* _What you have to do_: Transcribe the listing that follows in full, omitting pictures.

* _Data block_:
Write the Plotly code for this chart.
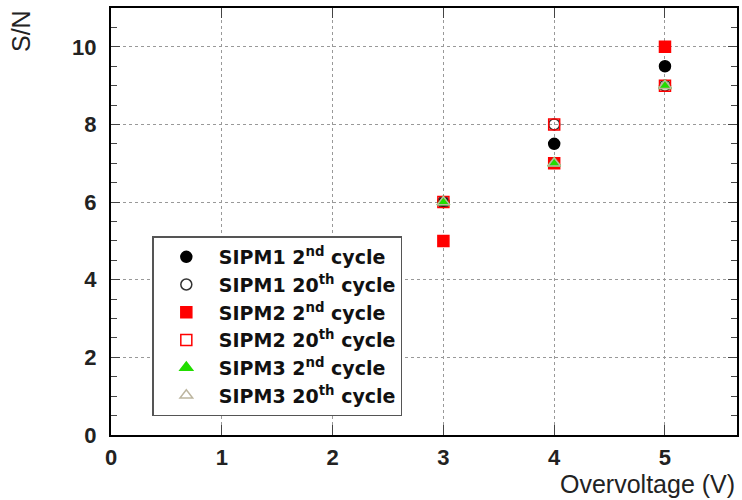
import plotly.graph_objects as go

overvoltage = [3, 4, 5]
sipm1_2nd = [6, 7.5, 9.5]
sipm1_20th = [6, 8, 9]
sipm2_2nd = [5, 7, 10]
sipm2_20th = [6, 8, 9]
sipm3_2nd = [6, 7, 9]
sipm3_20th = [6, 7, 9]

series = [
    ("SIPM1 2<sup>nd</sup> cycle", sipm1_2nd, "circle", "black", 11),
    ("SIPM1 20<sup>th</sup> cycle", sipm1_20th, "circle-open", "#333333", 11),
    ("SIPM2 2<sup>nd</sup> cycle", sipm2_2nd, "square", "red", 11),
    ("SIPM2 20<sup>th</sup> cycle", sipm2_20th, "square-open", "red", 11),
    ("SIPM3 2<sup>nd</sup> cycle", sipm3_2nd, "triangle-up", "#22dd00", 11),
    ("SIPM3 20<sup>th</sup> cycle", sipm3_20th, "triangle-up-open", "#bdb6a0", 11),
]

fig = go.Figure()
for name, ys, sym, col, sz in series:
    fig.add_trace(go.Scatter(
        x=overvoltage, y=ys, mode="markers", name=name,
        marker=dict(symbol=sym, color=col, size=sz, line=dict(color=col, width=1.5)),
    ))

FONT = "Liberation Sans, Arial, sans-serif"
axis_font = dict(family=FONT, size=22, color="#222222", weight="bold")

fig.update_layout(
    width=742, height=500,
    margin=dict(l=111, r=3, t=8, b=65),
    paper_bgcolor="white", plot_bgcolor="white",
    showlegend=True,
    legend=dict(
        x=0.066, y=0.465, xanchor="left", yanchor="top",
        bgcolor="white", bordercolor="#555555", borderwidth=1.5,
        font=dict(family="DejaVu Sans, sans-serif", size=19, color="#111111", weight="bold"),
        tracegroupgap=0, itemwidth=55,
    ),
    xaxis=dict(
        range=[0, 5.65], dtick=1, tick0=0,
        showgrid=True, gridcolor="#999999", griddash="dot", gridwidth=1,
        zeroline=False, showline=True, linecolor="black", linewidth=2, mirror="ticks",
        ticks="inside", ticklen=10, tickcolor="#444444", tickwidth=1,
        tickfont=axis_font, ticklabelstandoff=2,
    ),
    yaxis=dict(
        range=[0, 11], dtick=2, tick0=0,
        showgrid=True, gridcolor="#999999", griddash="dot", gridwidth=1,
        zeroline=False, showline=True, linecolor="black", linewidth=2, mirror="ticks",
        ticks="inside", ticklen=9, tickcolor="#444444", tickwidth=1,
        minor=dict(dtick=0.5, ticks="inside", ticklen=6, tickcolor="#444444", showgrid=False),
        tickfont=axis_font, ticklabelstandoff=8,
    ),
    annotations=[
        dict(text="Overvoltage (V)", xref="paper", yref="paper", x=1.0, y=0, yshift=-33,
             xanchor="right", yanchor="top", showarrow=False,
             font=dict(family=FONT, size=25, color="#222222")),
        dict(text="S/N", xref="paper", yref="paper", x=0, y=1.0, xshift=-90,
             xanchor="center", yanchor="top", textangle=-90, showarrow=False,
             font=dict(family=FONT, size=25, color="#222222")),
    ],
)

fig.write_html("out.html")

* _Problem solution_:
Write the Plotly code for this chart.
import plotly.graph_objects as go

overvoltage = [3, 4, 5]
sipm1_2nd = [6, 7.5, 9.5]
sipm1_20th = [6, 8, 9]
sipm2_2nd = [5, 7, 10]
sipm2_20th = [6, 8, 9]
sipm3_2nd = [6, 7, 9]
sipm3_20th = [6, 7, 9]

series = [
    ("SIPM1 2<sup>nd</sup> cycle", sipm1_2nd, "circle", "black", 11),
    ("SIPM1 20<sup>th</sup> cycle", sipm1_20th, "circle-open", "#333333", 11),
    ("SIPM2 2<sup>nd</sup> cycle", sipm2_2nd, "square", "red", 11),
    ("SIPM2 20<sup>th</sup> cycle", sipm2_20th, "square-open", "red", 11),
    ("SIPM3 2<sup>nd</sup> cycle", sipm3_2nd, "triangle-up", "#22dd00", 11),
    ("SIPM3 20<sup>th</sup> cycle", sipm3_20th, "triangle-up-open", "#bdb6a0", 11),
]

fig = go.Figure()
for name, ys, sym, col, sz in series:
    fig.add_trace(go.Scatter(
        x=overvoltage, y=ys, mode="markers", name=name,
        marker=dict(symbol=sym, color=col, size=sz, line=dict(color=col, width=1.5)),
    ))

FONT = "Liberation Sans, Arial, sans-serif"
axis_font = dict(family=FONT, size=22, color="#222222", weight="bold")

fig.update_layout(
    width=742, height=500,
    margin=dict(l=111, r=3, t=8, b=65),
    paper_bgcolor="white", plot_bgcolor="white",
    showlegend=True,
    legend=dict(
        x=0.066, y=0.465, xanchor="left", yanchor="top",
        bgcolor="white", bordercolor="#555555", borderwidth=1.5,
        font=dict(family="DejaVu Sans, sans-serif", size=19, color="#111111", weight="bold"),
        tracegroupgap=0, itemwidth=55,
    ),
    xaxis=dict(
        range=[0, 5.65], dtick=1, tick0=0,
        showgrid=True, gridcolor="#999999", griddash="dot", gridwidth=1,
        zeroline=False, showline=True, linecolor="black", linewidth=2, mirror="ticks",
        ticks="inside", ticklen=10, tickcolor="#444444", tickwidth=1,
        tickfont=axis_font, ticklabelstandoff=2,
    ),
    yaxis=dict(
        range=[0, 11], dtick=2, tick0=0,
        showgrid=True, gridcolor="#999999", griddash="dot", gridwidth=1,
        zeroline=False, showline=True, linecolor="black", linewidth=2, mirror="ticks",
        ticks="inside", ticklen=9, tickcolor="#444444", tickwidth=1,
        minor=dict(dtick=0.5, ticks="inside", ticklen=6, tickcolor="#444444", showgrid=False),
        tickfont=axis_font, ticklabelstandoff=8,
    ),
    annotations=[
        dict(text="Overvoltage (V)", xref="paper", yref="paper", x=1.0, y=0, yshift=-33,
             xanchor="right", yanchor="top", showarrow=False,
             font=dict(family=FONT, size=25, color="#222222")),
        dict(text="S/N", xref="paper", yref="paper", x=0, y=1.0, xshift=-90,
             xanchor="center", yanchor="top", textangle=-90, showarrow=False,
             font=dict(family=FONT, size=25, color="#222222")),
    ],
)

fig.write_html("out.html")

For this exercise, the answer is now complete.